Want to know what will happen if and when China ever feels extremely threatened, how it could retaliate against that threat in several ways? Its leaders are far too wise to launch any kind of military action. Instead, they could initiate actions that would do substantial damage to America's economy and financial stability.

China holds some $1.3 trillion in U.S. securities. Since the U.S. continues to spend far more than its incoming revenues it is highly dependent on China and other nations to continue to buy these securities. If China curtailed the purchasing of new securities and also decided to dump the majority of its current holdings, the ramifications would be severe, affecting America's financial stability and the strength of the U.S. dollar; regardless of what those who dismiss this possibility and its effect on America say to the contrary. It's not a scenario we should ever want to see tested. If that would take place the ultra-sensitive, shaky U.S. stock market would quickly implode.

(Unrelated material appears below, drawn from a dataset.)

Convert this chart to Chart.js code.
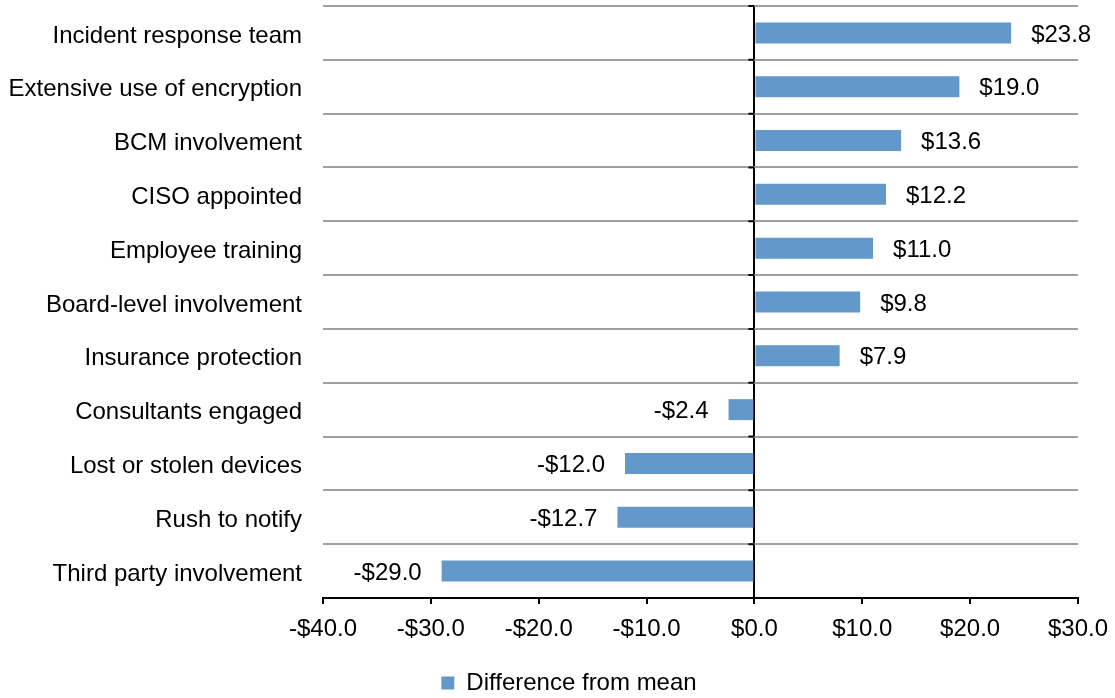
<!DOCTYPE html>
<html>
<head>
<meta charset="utf-8">
<script src="https://cdn.jsdelivr.net/npm/chart.js@4/dist/chart.umd.min.js"></script>
<style>
	html, body { margin: 0; padding: 0; background: #fff; }
	canvas { display: block; }
</style>
</head>
<body>
<canvas id="chart" width="1115" height="698"></canvas>
<script>
const categories = [
	'Incident response team',
	'Extensive use of encryption',
	'BCM involvement',
	'CISO appointed',
	'Employee training',
	'Board-level involvement',
	'Insurance protection',
	'Consultants engaged',
	'Lost or stolen devices',
	'Rush to notify',
	'Third party involvement'
];
const differences = [23.8, 19.0, 13.6, 12.2, 11.0, 9.8, 7.9, -2.4, -12.0, -12.7, -29.0];
const seriesName = 'Difference from mean';
const xMin = -40, xMax = 30, xStep = 10;

const font = '"Liberation Sans", Arial, sans-serif';
const fontSize = 24;
const barColor = '#6398cb';

function money (v) {
	return (v < 0 ? '-$' : '$') + Math.abs(v).toFixed(1);
}

// value labels beside each bar end
const valueLabels = {
	id: 'valueLabels',
	afterDatasetsDraw(chart) {
		const ctx = chart.ctx;
		const meta = chart.getDatasetMeta(0);
		ctx.save();
		ctx.font = fontSize + 'px ' + font;
		ctx.fillStyle = '#000';
		ctx.textBaseline = 'middle';
		meta.data.forEach((bar, i) => {
			const v = differences[i];
			if (v >= 0) {
				ctx.textAlign = 'left';
				ctx.fillText(money(v), bar.x + 20, bar.y + 2);
			} else {
				ctx.textAlign = 'right';
				ctx.fillText(money(v), bar.x - 20, bar.y + 2);
			}
		});
		ctx.restore();
	}
};

// small tick marks on the zero line at category boundaries
const zeroTicks = {
	id: 'zeroTicks',
	afterDraw(chart) {
		const ctx = chart.ctx;
		const x0 = chart.scales.x.getPixelForValue(0);
		const y = chart.scales.y;
		ctx.save();
		ctx.strokeStyle = '#000';
		ctx.lineWidth = 2;
		ctx.beginPath();
		for (let i = 0; i <= categories.length; i++) {
			const py = y.getPixelForValue(i - 0.5);
			ctx.moveTo(x0 - 6, py);
			ctx.lineTo(x0, py);
		}
		ctx.stroke();
		ctx.restore();
	}
};

// the legend sits a little right of the canvas centre and low, like the original
const legendShift = {
	id: 'legendShift',
	afterUpdate(chart) {
		const legend = chart.legend;
		const dx = 569 - (legend.left + legend.right) / 2;
		legend.left += dx;
		legend.right += dx;
		legend.top += 7;
		legend.bottom += 7;
		legend.adjustHitBoxes();
	}
};

new Chart(document.getElementById('chart'), {
	type: 'bar',
	data: {
		labels: categories,
		datasets: [{
			label: seriesName,
			data: differences,
			backgroundColor: barColor,
			borderWidth: 0,
			categoryPercentage: 1,
			barPercentage: 0.39
		}]
	},
	options: {
		indexAxis: 'y',
		responsive: false,
		animation: false,
		layout: {
			padding: {left: 0, right: 37, top: 6, bottom: 0}
		},
		plugins: {
			legend: {
				position: 'bottom',
				labels: {
					boxWidth: 13,
					boxHeight: 13,
					padding: 2,
					color: '#000',
					font: {family: font, size: fontSize}
				}
			},
			tooltip: {enabled: false}
		},
		scales: {
			x: {
				min: xMin,
				max: xMax,
				afterFit(scale) {
					scale.height = 64;
					scale.paddingLeft = 0;
					scale.paddingRight = 0;
				},
				ticks: {
					stepSize: xStep,
					padding: 11,
					color: '#000',
					font: {family: font, size: fontSize},
					callback: (v) => money(v)
				},
				grid: {
					lineWidth: 2,
					tickLength: 6,
					tickColor: '#000',
					color: (ctx) => ctx.tick && ctx.tick.value === 0 ? '#000' : 'rgba(0,0,0,0)'
				},
				border: {display: true, color: '#000', width: 2}
			},
			y: {
				afterFit(scale) {
					scale.width = 323;
					scale.paddingTop = 0;
					scale.paddingBottom = 0;
				},
				ticks: {
					padding: 21,
					labelOffset: 3,
					color: '#000',
					font: {family: font, size: fontSize}
				},
				grid: {
					offset: true,
					drawTicks: false,
					lineWidth: 2,
					color: (ctx) => ctx.tick ? '#a0a0a0' : 'rgba(0,0,0,0)'
				},
				border: {display: false}
			}
		}
	},
	plugins: [valueLabels, zeroTicks, legendShift]
});
</script>
</body>
</html>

Secondly the U.S. is entirely hooked on China's manufacturing and its dirt cheap labor force. China could, if threatened, use that very heavy dependence as the means by which to extract huge concessions of various kinds from these corporations, which would not only heavily impact their profits, but also America's already fragile U.S. economy.

And then we have China's ace in the hole. it presently produces and controls more than 95% of all rare earth materials that are used to manufacture a wide variety of electronic technologies including cell phones, DVD's, lithium car batteries, , wind turbines, flat-screen television, solar panels, fluorescent light bulbs, and, of great significance, military defense components such as missile guidance systems.

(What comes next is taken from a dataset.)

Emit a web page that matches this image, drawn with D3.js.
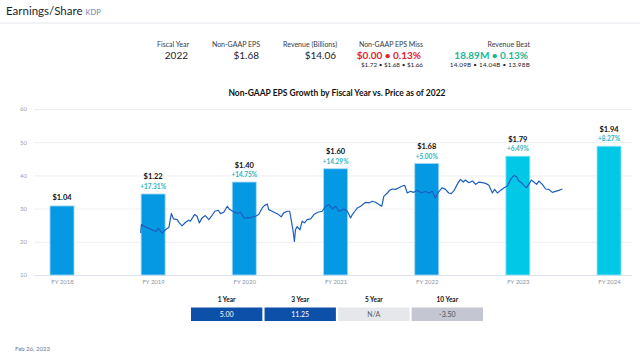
<!DOCTYPE html>
<html>
<head>
<meta charset="utf-8">
<script src="https://cdn.jsdelivr.net/npm/d3@7"></script>
<style>
  body { margin: 0; background: #fff; }
  svg { display: block; font-family: Lato, "Open Sans", sans-serif; }
</style>
</head>
<body>
<svg id="chart" width="640" height="362"></svg>
<script>
// fiscal years and non-GAAP EPS
var years = ['FY 2018', 'FY 2019', 'FY 2020', 'FY 2021', 'FY 2022', 'FY 2023', 'FY 2024'];
var yearDates = ['2017-08-20', '2018-08-20', '2019-08-20', '2020-08-20', '2021-08-20', '2022-08-20', '2023-08-20'];
var eps = [1.04, 1.22, 1.40, 1.60, 1.68, 1.79, 1.94];
var growth = [null, 17.31, 14.75, 14.29, 5.00, 6.49, 8.27];
var estimate = [false, false, false, false, false, true, true];

// share price
var price = [
    ['2018-07-01', 22.6], ['2018-07-04', 25.2], ['2018-07-20', 24.5], ['2018-08-16', 23.6],
    ['2018-09-01', 23.1], ['2018-09-09', 24.1], ['2018-09-25', 22.6], ['2018-10-11', 23.8],
    ['2018-10-22', 24.3], ['2018-11-01', 28.5], ['2018-11-10', 26.9], ['2018-11-24', 26.7],
    ['2018-12-03', 25.7], ['2018-12-14', 24.8], ['2018-12-27', 25.8], ['2019-01-09', 26.5],
    ['2019-01-16', 26.2], ['2019-02-02', 28.2], ['2019-02-12', 27.7], ['2019-02-21', 25.7],
    ['2019-03-04', 27.2], ['2019-03-17', 27.9], ['2019-03-31', 26.7], ['2019-04-11', 27.7],
    ['2019-04-24', 29.2], ['2019-05-08', 29.5], ['2019-05-17', 28.5], ['2019-05-30', 28.9],
    ['2019-06-13', 30.7], ['2019-06-23', 29.7], ['2019-07-05', 29.2], ['2019-07-23', 28.5],
    ['2019-08-05', 28.9], ['2019-08-19', 27.2], ['2019-09-08', 27.2], ['2019-10-04', 27.7],
    ['2019-10-17', 28.2], ['2019-10-31', 30.2], ['2019-11-09', 30.9], ['2019-11-20', 31.4],
    ['2019-11-26', 29.7], ['2019-12-10', 29.2], ['2019-12-23', 28.7], ['2020-01-05', 28.2],
    ['2020-01-15', 27.5], ['2020-01-25', 28.7], ['2020-02-08', 29.2], ['2020-02-18', 29.2],
    ['2020-02-24', 26.7], ['2020-03-03', 23.1], ['2020-03-08', 20.1], ['2020-03-12', 23.6],
    ['2020-03-19', 24.6], ['2020-03-30', 23.6], ['2020-04-08', 26.2], ['2020-04-17', 25.7],
    ['2020-04-28', 26.7], ['2020-05-12', 26.9], ['2020-05-25', 28.2], ['2020-06-10', 28.9],
    ['2020-06-27', 29.2], ['2020-07-11', 30.7], ['2020-07-24', 31.2], ['2020-08-07', 29.9],
    ['2020-08-20', 30.7], ['2020-09-02', 29.2], ['2020-09-22', 29.9], ['2020-10-06', 29.2],
    ['2020-10-19', 27.2], ['2020-10-26', 28.2], ['2020-11-05', 29.2], ['2020-11-15', 30.2],
    ['2020-11-28', 30.7], ['2020-12-18', 31.9], ['2021-01-01', 31.7], ['2021-01-14', 32.2],
    ['2021-01-27', 31.9], ['2021-02-10', 31.2], ['2021-02-21', 30.7], ['2021-03-01', 33.7],
    ['2021-03-15', 34.7], ['2021-03-24', 35.5], ['2021-04-04', 35.9], ['2021-04-17', 35.8],
    ['2021-04-30', 36.3], ['2021-05-14', 36.8], ['2021-05-24', 37.0], ['2021-06-03', 34.7],
    ['2021-06-16', 35.2], ['2021-06-29', 34.9], ['2021-07-13', 35.5], ['2021-07-30', 34.7],
    ['2021-08-15', 35.2], ['2021-08-28', 34.7], ['2021-09-11', 35.2], ['2021-09-24', 33.2],
    ['2021-10-05', 34.9], ['2021-10-21', 36.3], ['2021-11-03', 35.8], ['2021-11-16', 34.7],
    ['2021-11-26', 34.5], ['2021-12-08', 35.5], ['2021-12-20', 37.3], ['2022-01-02', 38.8],
    ['2022-01-13', 38.0], ['2022-01-22', 38.6], ['2022-02-05', 37.8], ['2022-02-19', 38.3],
    ['2022-03-04', 37.3], ['2022-03-17', 38.0], ['2022-03-31', 37.8], ['2022-04-13', 37.6],
    ['2022-04-26', 37.0], ['2022-05-10', 34.7], ['2022-05-19', 35.8], ['2022-05-30', 34.7],
    ['2022-06-12', 35.5], ['2022-06-26', 36.3], ['2022-07-09', 36.8], ['2022-07-22', 38.8],
    ['2022-08-04', 40.0], ['2022-08-15', 39.6], ['2022-08-24', 38.3], ['2022-09-03', 37.8],
    ['2022-09-13', 37.0], ['2022-09-24', 36.3], ['2022-10-03', 37.3], ['2022-10-13', 38.6],
    ['2022-10-23', 38.0], ['2022-11-03', 37.3], ['2022-11-12', 38.3], ['2022-11-26', 37.3],
    ['2022-12-09', 35.9], ['2022-12-22', 35.8], ['2023-01-05', 34.9], ['2023-01-18', 35.2],
    ['2023-01-31', 35.5], ['2023-02-14', 35.9]
];

var priceTicks = [10, 20, 30, 40, 50, 60];

// header stats
var statLabels = ['Fiscal Year', 'Non-GAAP EPS', 'Revenue (Billions)', 'Non-GAAP EPS Miss', 'Revenue Beat'];
var statValues = ['2022', '$1.68', '$14.06', '$0.00 • 0.13%', '18.89M • 0.13%'];
var statSubs = [null, null, null, '$1.72 • $1.68 • $1.66', '14.09B • 14.04B • 13.98B'];

// growth table
var periods = ['1 Year', '3 Year', '5 Year', '10 Year'];
var periodValues = ['5.00', '11.25', 'N/A', '-3.50'];

var parse = d3.timeParse('%Y-%m-%d');
var svg = d3.select('#chart');

var plotLeft = 34, plotRight = 632, plotTop = 109, plotBottom = 275;

// header
svg.append('text')
    .attr('x', 6).attr('y', 15)
    .attr('font-size', '11.5px')
    .attr('fill', '#1d2330')
    .text('Earnings/Share')
    .append('tspan')
    .attr('dx', 3)
    .attr('font-size', '7.5px')
    .attr('fill', '#6f7ea3')
    .text('KDP');

svg.append('line')
    .attr('x1', 0).attr('x2', 640)
    .attr('y1', 23).attr('y2', 23)
    .attr('stroke', '#e3e6eb');

var statX = [189, 260, 337, 423, 530];
var statColors = ['#1d2330', '#1d2330', '#1d2330', '#e8202a', '#17b897'];

statLabels.forEach(function(label, i) {
    svg.append('text')
        .attr('x', statX[i]).attr('y', 47)
        .attr('text-anchor', 'end')
        .attr('font-size', '7px')
        .attr('fill', '#333a46')
        .text(label);

    svg.append('text')
        .attr('x', statX[i] - (i >= 3 ? 2 : 1)).attr('y', 59)
        .attr('text-anchor', 'end')
        .attr('font-size', '10px')
        .attr('font-weight', i >= 3 ? 'bold' : 'normal')
        .attr('fill', statColors[i])
        .text(statValues[i]);

    if(statSubs[i]) {
        svg.append('text')
            .attr('x', statX[i]).attr('y', 67)
            .attr('text-anchor', 'end')
            .attr('font-size', '6.3px')
            .attr('letter-spacing', i === 4 ? '0.25px' : '0')
            .attr('fill', '#1d2330')
            .text(statSubs[i]);
    }
});

// chart title
svg.append('text')
    .attr('x', (plotLeft + 640) / 2).attr('y', 96)
    .attr('text-anchor', 'middle')
    .attr('font-size', '8.5px')
    .attr('font-weight', 'bold')
    .attr('fill', '#111')
    .text('Non-GAAP EPS Growth by Fiscal Year vs. Price as of 2022');

// scales
var x = d3.scaleTime()
    .domain([parse(yearDates[0]), parse(yearDates[yearDates.length - 1])])
    .range([62, 609]);

var y = d3.scaleLinear().domain([10, 60]).range([plotBottom, plotTop]);
var yEps = d3.scaleLinear().domain([0, 2.5]).range([plotBottom, plotTop]);

// grid / y axis
var yAxis = svg.append('g')
    .attr('transform', 'translate(' + plotLeft + ',0)')
    .call(d3.axisLeft(y).tickValues(priceTicks).tickSize(-(plotRight - plotLeft)).tickPadding(7));

yAxis.select('.domain').remove();
yAxis.selectAll('line').attr('stroke', function(d) { return d === 10 ? '#dde2ea' : '#eceef2'; });
yAxis.selectAll('text')
    .attr('font-family', 'Lato, sans-serif')
    .attr('font-size', '6px')
    .attr('fill', '#9aa1ae');

// x axis
var xAxis = svg.append('g')
    .attr('transform', 'translate(0,' + plotBottom + ')')
    .call(d3.axisBottom(x)
        .tickValues(yearDates.map(parse))
        .tickFormat(function(d, i) { return years[i]; })
        .tickSize(0)
        .tickPadding(5));

xAxis.select('.domain').remove();
xAxis.selectAll('text')
    .attr('font-family', 'Lato, sans-serif')
    .attr('font-size', '6px')
    .attr('fill', '#8d94a3');

// bars
var barWidth = 24;

svg.append('g').selectAll('rect')
    .data(eps)
    .join('rect')
    .attr('x', function(d, i) { return x(parse(yearDates[i])) - barWidth / 2; })
    .attr('y', function(d) { return yEps(d); })
    .attr('width', barWidth)
    .attr('height', function(d) { return plotBottom - yEps(d); })
    .attr('fill', function(d, i) { return estimate[i] ? '#02c8e8' : '#0599e3'; })
    .attr('stroke', function(d, i) { return estimate[i] ? '#9be6f4' : '#a6d8f5'; })
    .attr('stroke-width', 0.8);

// bar labels
var labels = svg.append('g');

eps.forEach(function(d, i) {
    var cx = x(parse(yearDates[i])),
        barTop = yEps(d);

    labels.append('text')
        .attr('x', cx)
        .attr('y', barTop - (growth[i] === null ? 8 : 17) + 2.5)
        .attr('text-anchor', 'middle')
        .attr('font-size', '7.5px')
        .attr('font-weight', 'bold')
        .attr('fill', '#111')
        .text('$' + d.toFixed(2));

    if(growth[i] !== null) {
        labels.append('text')
            .attr('x', cx)
            .attr('y', barTop - 7 + 2.3)
            .attr('text-anchor', 'middle')
            .attr('font-size', '6.5px')
            .attr('font-weight', 'bold')
            .attr('fill', '#2fb3bd')
            .text('+' + growth[i].toFixed(2) + '%');
    }
});

// price line
var line = d3.line()
    .x(function(d) { return x(parse(d[0])); })
    .y(function(d) { return y(d[1]); });

svg.append('path')
    .datum(price)
    .attr('d', line)
    .attr('fill', 'none')
    .attr('stroke', '#1c5fbd')
    .attr('stroke-width', 1.2)
    .attr('stroke-linejoin', 'round');

// growth table
var cellX = d3.scaleBand().domain(periods).range([191, 483]).paddingInner(0.03);
var cellFill = ['#0c50a9', '#0c50a9', '#e6e7eb', '#c4c6d1'];
var cellText = ['#fff', '#fff', '#5b606b', '#4b505b'];

periods.forEach(function(p, i) {
    svg.append('text')
        .attr('x', cellX(p) + cellX.bandwidth() / 2).attr('y', 302)
        .attr('text-anchor', 'middle')
        .attr('font-size', '6.5px')
        .attr('font-weight', 'bold')
        .attr('fill', '#111')
        .text(p);

    svg.append('rect')
        .attr('x', cellX(p)).attr('y', 307.5)
        .attr('width', cellX.bandwidth()).attr('height', 13.5)
        .attr('fill', cellFill[i]);

    svg.append('text')
        .attr('x', cellX(p) + cellX.bandwidth() / 2).attr('y', 316.5)
        .attr('text-anchor', 'middle')
        .attr('font-size', '7px')
        .attr('fill', cellText[i])
        .text(periodValues[i]);
});

svg.append('text')
    .attr('x', 15).attr('y', 351)
    .attr('font-size', '6px')
    .attr('fill', '#6b7894')
    .text('Feb 26, 2023');
</script>
</body>
</html>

The Chinese, back in 2010, because of a political dispute with Japan, began to restrict shipments of these rare earth materials which caused substantial problems for many countries. The restrictions were later removed. Just think of the effect that it would have on America, because of its great dependence on these rare materials and associated products, if China retaliated and instituted a long-lasting hold on such manufacturing and exports. Sure the U.S., as well as other countries, could find the ways to produce some of these materials but China would still remain largely in control.

Of course, by taking such aggressive, retaliatory actions, China would also inflict financial damage upon itself; but if it feels seriously threatened, then what other course of action would it have? Retaliation would probably be its next move since these methods would constitute a much better option than going to war against the U.S.

Instead of being the least bit intimidated the leadership of China and Russia are watching what the U.S. is doing and thinking that it's only a matter of time before this House of Cards is going to collapse upon itself. And so they watch and wait and ignore the attempts at intimidation sent their way.